Who's Afraid of Virginia Woolf?: Theater Review
Booth Theatre, New York (runs through Feb. 24)
Tracy Letts, Amy Morton, Carrie Coon, Madison Dirks
Tracy Letts and Amy Morton square off in the 50th anniversary revival of Edward Albee's modern classic, which comes to Broadway from Chicago's Steppenwolf Theatre Company.
NEW YORK -- Fifty years to the day since its original Broadway opening, Edward Albee’s Who’s Afraid of Virginia Woolf? returns as a blazing reaffirmation that this towering 1962 work is the mother of all great modern marital battlefield dramas. Transferring intact from the Steppenwolf Theatre Company, the sensational production is flawlessly cast and directed with unerring precision by Pam MacKinnon. But its major revelation is a thrilling performance from Tracy Letts that casts browbeaten academic mediocrity George in a scorching new light, making him at all times the most dangerous person in the room.

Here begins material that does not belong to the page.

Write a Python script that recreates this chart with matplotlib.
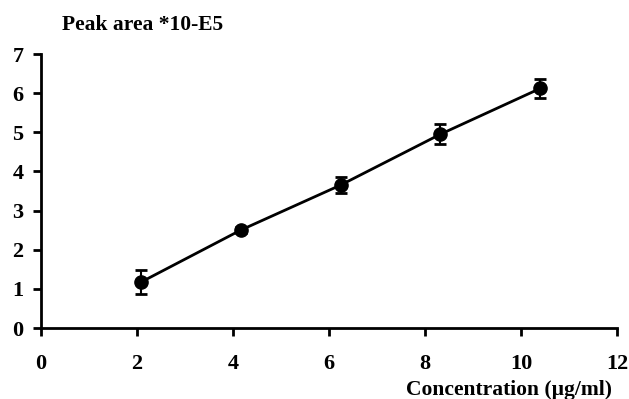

As a playwright, Letts is well known via the unsettling chillers Killer Joe and Bug (both of which he adapted for William Friedkin's film versions); the poignant old-neighborhood elegy Superior Donuts; and most of all, the ferocious disintegrating family saga August: Osage County. Letts also penned the screenplay for John Wells’ forthcoming film adaptation of that Pulitzer- and Tony-winning 2007 play, its starry cast headed by Meryl Streep and Julia Roberts. Chicago theatergoers are accustomed to seeing Letts onstage, but his acting roles in New York have been limited to exactly one Off Broadway production. The stunning authority of his work here makes that seem inconceivable.
But the praise that will inevitably be showered on Letts should not overshadow the accomplishments of the entire four-person cast, or the undiminished power of Albee’s masterwork. Its bitter sting, startling wit and visceral pathos have faded not a bit in a half-century.
A study of wedded conflict and corrosive interdependency dappled with unexpected loyalty and tenderness, the play has many imitators but no equals. Its portrait of the incestuous cesspool of academic life is equally acute, as is its unflinching examination of the choice between living with deadening reality or consolatory illusion.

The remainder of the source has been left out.